## Begin Provided material
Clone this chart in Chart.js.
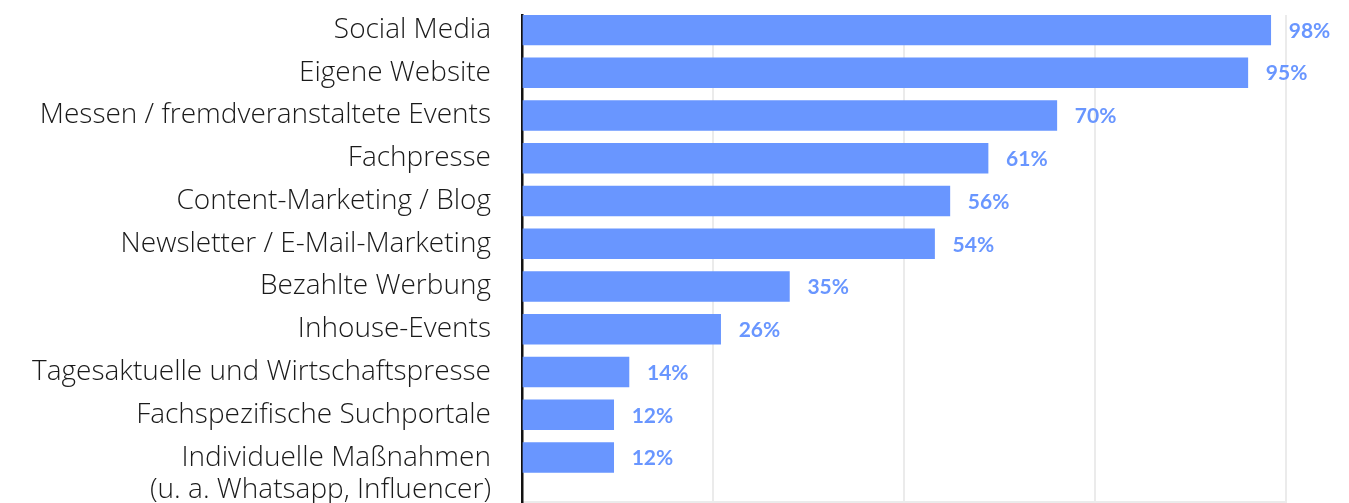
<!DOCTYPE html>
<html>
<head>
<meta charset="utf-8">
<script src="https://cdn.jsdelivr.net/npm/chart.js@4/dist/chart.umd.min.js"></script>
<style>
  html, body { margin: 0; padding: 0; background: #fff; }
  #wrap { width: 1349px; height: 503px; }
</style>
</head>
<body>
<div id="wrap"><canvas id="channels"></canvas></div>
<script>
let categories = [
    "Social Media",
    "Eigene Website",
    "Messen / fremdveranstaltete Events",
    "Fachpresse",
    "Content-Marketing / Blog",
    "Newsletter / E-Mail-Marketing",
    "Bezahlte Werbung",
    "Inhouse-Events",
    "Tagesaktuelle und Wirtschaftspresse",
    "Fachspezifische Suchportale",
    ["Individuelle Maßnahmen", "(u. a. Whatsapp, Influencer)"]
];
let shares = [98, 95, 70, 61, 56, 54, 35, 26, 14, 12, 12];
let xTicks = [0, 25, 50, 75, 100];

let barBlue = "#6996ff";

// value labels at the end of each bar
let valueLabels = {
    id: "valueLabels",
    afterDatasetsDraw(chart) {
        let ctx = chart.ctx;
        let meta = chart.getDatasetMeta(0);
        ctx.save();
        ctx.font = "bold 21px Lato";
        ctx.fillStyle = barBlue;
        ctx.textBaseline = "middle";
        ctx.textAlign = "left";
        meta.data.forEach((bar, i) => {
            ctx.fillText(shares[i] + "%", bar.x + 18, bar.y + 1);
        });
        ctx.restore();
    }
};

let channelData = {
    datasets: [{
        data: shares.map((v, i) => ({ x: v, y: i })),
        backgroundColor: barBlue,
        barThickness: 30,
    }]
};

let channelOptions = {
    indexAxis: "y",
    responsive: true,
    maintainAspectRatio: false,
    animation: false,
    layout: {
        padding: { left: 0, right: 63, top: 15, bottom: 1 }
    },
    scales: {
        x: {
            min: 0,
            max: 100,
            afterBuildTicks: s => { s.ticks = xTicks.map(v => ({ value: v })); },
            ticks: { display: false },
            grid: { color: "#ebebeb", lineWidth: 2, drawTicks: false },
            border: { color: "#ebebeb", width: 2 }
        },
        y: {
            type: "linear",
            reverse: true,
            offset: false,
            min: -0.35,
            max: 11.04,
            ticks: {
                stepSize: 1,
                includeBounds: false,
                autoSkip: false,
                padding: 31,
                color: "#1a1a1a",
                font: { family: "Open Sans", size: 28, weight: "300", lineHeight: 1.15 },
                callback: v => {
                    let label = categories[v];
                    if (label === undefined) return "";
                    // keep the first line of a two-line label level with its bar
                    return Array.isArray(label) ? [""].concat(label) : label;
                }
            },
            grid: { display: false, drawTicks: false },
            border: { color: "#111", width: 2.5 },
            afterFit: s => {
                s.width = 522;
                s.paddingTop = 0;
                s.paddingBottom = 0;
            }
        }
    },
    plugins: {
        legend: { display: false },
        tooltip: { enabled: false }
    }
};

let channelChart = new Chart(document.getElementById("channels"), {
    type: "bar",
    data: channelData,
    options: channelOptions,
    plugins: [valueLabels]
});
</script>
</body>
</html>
## End Provided material
▸ **Do this**:
Copy the listing in full and without alteration, omitting every picture.

▸ **Written answer**:
Clone this chart in Chart.js.
<!DOCTYPE html>
<html>
<head>
<meta charset="utf-8">
<script src="https://cdn.jsdelivr.net/npm/chart.js@4/dist/chart.umd.min.js"></script>
<style>
  html, body { margin: 0; padding: 0; background: #fff; }
  #wrap { width: 1349px; height: 503px; }
</style>
</head>
<body>
<div id="wrap"><canvas id="channels"></canvas></div>
<script>
let categories = [
    "Social Media",
    "Eigene Website",
    "Messen / fremdveranstaltete Events",
    "Fachpresse",
    "Content-Marketing / Blog",
    "Newsletter / E-Mail-Marketing",
    "Bezahlte Werbung",
    "Inhouse-Events",
    "Tagesaktuelle und Wirtschaftspresse",
    "Fachspezifische Suchportale",
    ["Individuelle Maßnahmen", "(u. a. Whatsapp, Influencer)"]
];
let shares = [98, 95, 70, 61, 56, 54, 35, 26, 14, 12, 12];
let xTicks = [0, 25, 50, 75, 100];

let barBlue = "#6996ff";

// value labels at the end of each bar
let valueLabels = {
    id: "valueLabels",
    afterDatasetsDraw(chart) {
        let ctx = chart.ctx;
        let meta = chart.getDatasetMeta(0);
        ctx.save();
        ctx.font = "bold 21px Lato";
        ctx.fillStyle = barBlue;
        ctx.textBaseline = "middle";
        ctx.textAlign = "left";
        meta.data.forEach((bar, i) => {
            ctx.fillText(shares[i] + "%", bar.x + 18, bar.y + 1);
        });
        ctx.restore();
    }
};

let channelData = {
    datasets: [{
        data: shares.map((v, i) => ({ x: v, y: i })),
        backgroundColor: barBlue,
        barThickness: 30,
    }]
};

let channelOptions = {
    indexAxis: "y",
    responsive: true,
    maintainAspectRatio: false,
    animation: false,
    layout: {
        padding: { left: 0, right: 63, top: 15, bottom: 1 }
    },
    scales: {
        x: {
            min: 0,
            max: 100,
            afterBuildTicks: s => { s.ticks = xTicks.map(v => ({ value: v })); },
            ticks: { display: false },
            grid: { color: "#ebebeb", lineWidth: 2, drawTicks: false },
            border: { color: "#ebebeb", width: 2 }
        },
        y: {
            type: "linear",
            reverse: true,
            offset: false,
            min: -0.35,
            max: 11.04,
            ticks: {
                stepSize: 1,
                includeBounds: false,
                autoSkip: false,
                padding: 31,
                color: "#1a1a1a",
                font: { family: "Open Sans", size: 28, weight: "300", lineHeight: 1.15 },
                callback: v => {
                    let label = categories[v];
                    if (label === undefined) return "";
                    // keep the first line of a two-line label level with its bar
                    return Array.isArray(label) ? [""].concat(label) : label;
                }
            },
            grid: { display: false, drawTicks: false },
            border: { color: "#111", width: 2.5 },
            afterFit: s => {
                s.width = 522;
                s.paddingTop = 0;
                s.paddingBottom = 0;
            }
        }
    },
    plugins: {
        legend: { display: false },
        tooltip: { enabled: false }
    }
};

let channelChart = new Chart(document.getElementById("channels"), {
    type: "bar",
    data: channelData,
    options: channelOptions,
    plugins: [valueLabels]
});
</script>
</body>
</html>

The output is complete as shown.